● **Materials provided**:
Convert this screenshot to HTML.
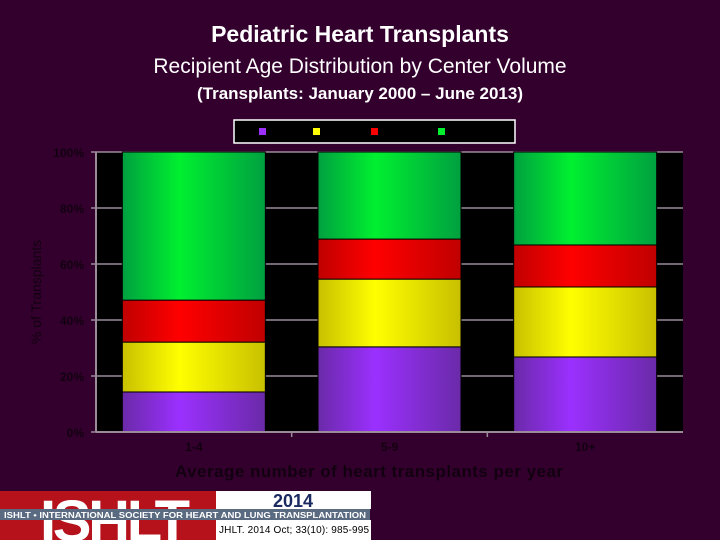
<!DOCTYPE html>
<html><head><meta charset="utf-8"><style>
body{margin:0;background:#33002e;}
svg{display:block;font-family:"Liberation Sans",sans-serif;}
</style></head><body>
<svg width="720" height="540" viewBox="0 0 720 540">
<defs>
<linearGradient id="gP" x1="0" x2="1"><stop offset="0" stop-color="#6a2aa8"/><stop offset="0.4" stop-color="#9b30ff"/><stop offset="1" stop-color="#6a2aa8"/></linearGradient>
<linearGradient id="gY" x1="0" x2="1"><stop offset="0" stop-color="#c8c000"/><stop offset="0.4" stop-color="#ffff00"/><stop offset="1" stop-color="#c8c000"/></linearGradient>
<linearGradient id="gR" x1="0" x2="1"><stop offset="0" stop-color="#c00000"/><stop offset="0.4" stop-color="#ff0000"/><stop offset="1" stop-color="#c00000"/></linearGradient>
<linearGradient id="gG" x1="0" x2="1"><stop offset="0" stop-color="#00a040"/><stop offset="0.4" stop-color="#00f030"/><stop offset="1" stop-color="#00a040"/></linearGradient>
</defs>
<rect width="720" height="540" fill="#33002e"/>
<text x="360" y="42" text-anchor="middle" font-size="23" font-weight="bold" fill="#fff">Pediatric Heart Transplants</text>
<text x="360" y="73" text-anchor="middle" font-size="21" fill="#fff">Recipient Age Distribution by Center Volume</text>
<text x="360" y="99" text-anchor="middle" font-size="17" font-weight="bold" fill="#fff">(Transplants: January  2000 – June 2013)</text>
<g>
<rect x="234" y="120" width="281" height="23" fill="#000" stroke="#fff" stroke-width="1.5"/>
<rect x="259" y="128" width="7" height="7" fill="#9b30ff"/>
<rect x="313" y="128" width="7" height="7" fill="#ffff00"/>
<rect x="371" y="128" width="7" height="7" fill="#ff0000"/>
<rect x="438" y="128" width="7" height="7" fill="#00f030"/>
</g>
<rect x="96" y="152" width="587" height="280" fill="#000"/>
<g id="grid"></g>
<g id="bars"></g>
<g id="axes"></g>
<text transform="translate(41,292) rotate(-90)" text-anchor="middle" font-size="14" fill="#120010">% of Transplants</text>
<text x="369" y="477" text-anchor="middle" font-size="17" font-weight="bold" fill="#120010" textLength="388">Average number of heart transplants per year</text>
<g>
<rect x="0" y="491" width="216" height="49" fill="#b5121b"/>
<text x="115" y="541" text-anchor="middle" font-size="58" font-weight="bold" fill="#fff" textLength="150">ISHLT</text>
<rect x="0" y="509" width="370" height="11" fill="#5a6a80"/>
<text x="4" y="518" font-size="8" font-weight="bold" fill="#fff" textLength="362" lengthAdjust="spacingAndGlyphs">ISHLT • INTERNATIONAL SOCIETY FOR HEART AND LUNG TRANSPLANTATION</text>
<rect x="216" y="491" width="155" height="18" fill="#fff"/>
<text x="293" y="507" text-anchor="middle" font-size="18" font-weight="bold" fill="#1a2a60">2014</text>
<rect x="216" y="520" width="155" height="20" fill="#fff"/>
<text x="219" y="533" font-size="10" fill="#000" textLength="150">JHLT. 2014 Oct; 33(10): 985-995</text>
</g>
</svg>
<script>
const categories=["1-4","5-9","10+"];
const age0to1=[14.3,30.4,26.8];
const age1to5=[17.8,24.2,25.0];
const age6to10=[15.0,14.3,15.0];
const age11to17=[52.9,31.1,33.2];
const yTicks=[0,20,40,60,80,100];
const yTickLabels=["0%","20%","40%","60%","80%","100%"];
const NS="http://www.w3.org/2000/svg";
const x0=96,x1=683,yB=432,yT=152;
const y=v=>yB-(v/100)*(yB-yT);
const band=(x1-x0)/categories.length;
const xc=i=>x0+band*(i+0.5);
const bw=143;
function mk(t,a,p){const e=document.createElementNS(NS,t);for(const k in a)e.setAttribute(k,a[k]);p.appendChild(e);return e;}
const grid=document.getElementById('grid'),bars=document.getElementById('bars'),axes=document.getElementById('axes');
yTicks.forEach((v,i)=>{
 if(v>0){const g=mk('line',{x1:x0,x2:x1,y1:y(v),y2:y(v),stroke:'#9a8a9a','stroke-width':1.5},grid);
 
 }
 const t=mk('line',{x1:x0-5,x2:x0,y1:y(v),y2:y(v),stroke:'#9a8a9a','stroke-width':1.5},axes);
 
 
 const l=mk('text',{x:x0-12,y:y(v)+5,'text-anchor':'end','font-size':12,'font-weight':'bold',fill:'#120010'},axes);
 l.textContent=yTickLabels[i];
 
 
});
const series=[[age0to1,'url(#gP)','age-0-1'],[age1to5,'url(#gY)','age-1-5'],[age6to10,'url(#gR)','age-6-10'],[age11to17,'url(#gG)','age-11-17']];
categories.forEach((c,i)=>{
 let cum=0;
 series.forEach(s=>{
  const v=s[0][i];
  const r=mk('rect',{x:xc(i)-bw/2,y:y(cum+v),width:bw,height:y(cum)-y(cum+v),fill:s[1],stroke:'#000','stroke-width':1},bars);
  
  
  cum+=v;
 });
 const l=mk('text',{x:xc(i),y:yB+19,'text-anchor':'middle','font-size':12,'font-weight':'bold',fill:'#120010'},axes);
 l.textContent=c;
 
 
 if(i>0){const t=mk('line',{x1:x0+band*i,x2:x0+band*i,y1:yB,y2:yB+5,stroke:'#9a8a9a','stroke-width':1.5},axes);
 
 }
});
const ya=mk('line',{x1:x0,x2:x0,y1:yT,y2:yB,stroke:'#9a8a9a','stroke-width':2},axes);


const xa=mk('line',{x1:x0,x2:x1,y1:yB,y2:yB,stroke:'#9a8a9a','stroke-width':2},axes);


</script>
</body></html>
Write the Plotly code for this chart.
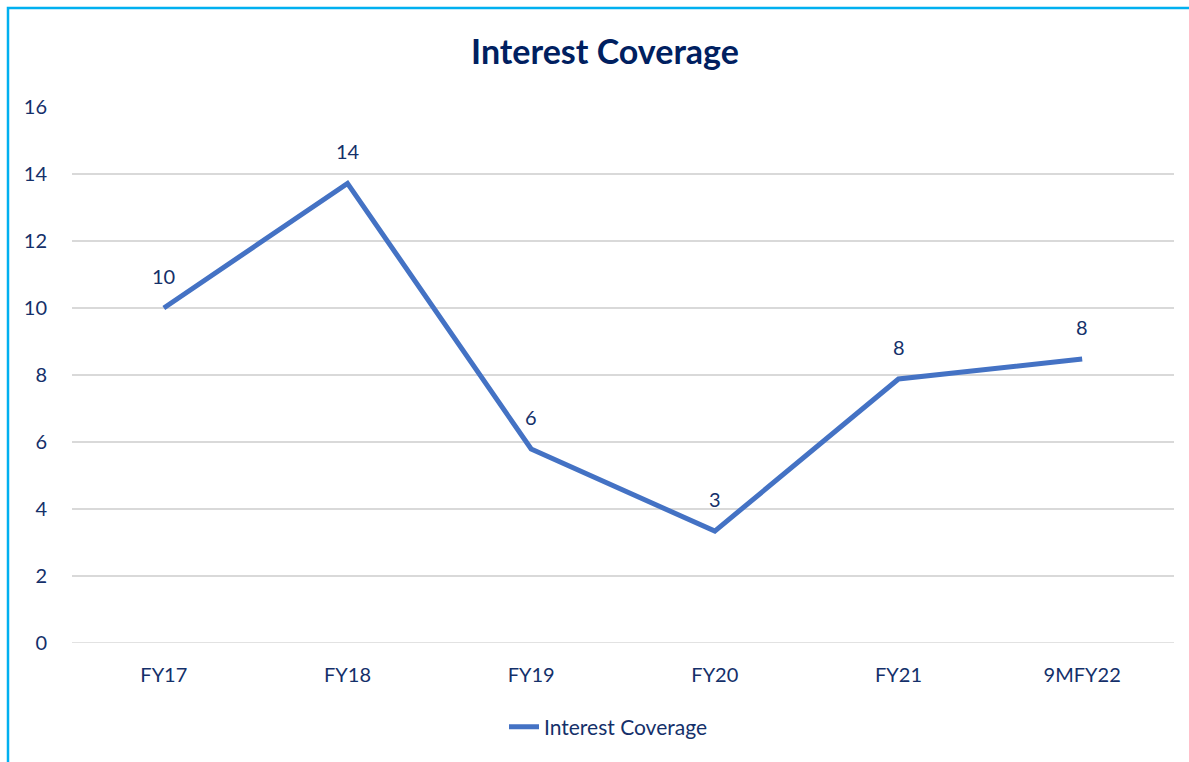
import plotly.graph_objects as go

categories = ["FY17", "FY18", "FY19", "FY20", "FY21", "9MFY22"]
values = [10.0, 13.72, 5.79, 3.34, 7.88, 8.48]
labels = [f"{v:.0f}" for v in values]
y_ticks = [0, 2, 4, 6, 8, 10, 12, 14, 16]

NAVY = "#002060"
TXT = "#14306A"
FONT = "Lato, 'Open Sans', sans-serif"
GRID = "#D9D9D9"

fig = go.Figure()

# baseline gridline at 0 (plotly hides the gridline at the range edge)
fig.add_shape(type="line", xref="paper", yref="y", x0=0, x1=1,
              y0=y_ticks[0], y1=y_ticks[0], line=dict(color=GRID, width=1.5),
              layer="below")

fig.add_trace(go.Scatter(
    x=categories, y=values, mode="lines", name="Interest Coverage",
    line=dict(color="#4472C4", width=5),
))

for c, v, t in zip(categories, values, labels):
    fig.add_annotation(x=c, y=v, text=t, showarrow=False, yshift=32,
                       font=dict(family=FONT, size=20, color=TXT))

W, H = 1189, 762
L, R, T, B = 72, 15, 107, 119
pw, ph = W - L - R, H - T - B

# cyan chart border (left and top edges visible)
bx = (8 - L) / pw
by = 1 + (T - 8) / ph
fig.add_shape(type="rect", xref="paper", yref="paper",
              x0=bx, x1=1.2, y0=-0.5, y1=by,
              line=dict(color="#00B0F0", width=2.5), layer="above")

fig.update_layout(
    width=W, height=H,
    margin=dict(l=L, r=R, t=T, b=B, autoexpand=False),
    paper_bgcolor="white", plot_bgcolor="white",
    font=dict(family=FONT, size=20, color=TXT),
    title=dict(text="<b>Interest Coverage</b>", x=(605 - L) / pw, xref="paper",
               xanchor="center", y=1 - 52 / H, yref="container", yanchor="middle",
               font=dict(family=FONT, size=34, color=NAVY)),
    showlegend=True,
    legend=dict(orientation="h", x=(608 - L) / pw, xanchor="center",
                y=-(727 - 643) / ph, yanchor="middle",
                font=dict(family=FONT, size=21, color=TXT)),
    xaxis=dict(showgrid=False, showline=False, zeroline=False,
               range=[-0.5, len(categories) - 0.5],
               ticks="outside", ticklen=14, tickcolor="rgba(0,0,0,0)",
               tickfont=dict(family=FONT, size=20, color=TXT)),
    yaxis=dict(range=[0, 16], tickvals=y_ticks, showgrid=True,
               gridcolor=GRID, gridwidth=1.5,
               zeroline=False, showline=False,
               ticks="outside", ticklen=20, tickcolor="rgba(0,0,0,0)",
               tickfont=dict(family=FONT, size=20, color=TXT)),
)

fig.write_html("out.html")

● **Do this**: Write out, exactly and with nothing added, everything from the line with "Write the Plotly code for this chart." down to the line with "fig = go.Figure()", both included. Drop any pictures.

● **Exercise solution**:
Write the Plotly code for this chart.
import plotly.graph_objects as go

categories = ["FY17", "FY18", "FY19", "FY20", "FY21", "9MFY22"]
values = [10.0, 13.72, 5.79, 3.34, 7.88, 8.48]
labels = [f"{v:.0f}" for v in values]
y_ticks = [0, 2, 4, 6, 8, 10, 12, 14, 16]

NAVY = "#002060"
TXT = "#14306A"
FONT = "Lato, 'Open Sans', sans-serif"
GRID = "#D9D9D9"

fig = go.Figure()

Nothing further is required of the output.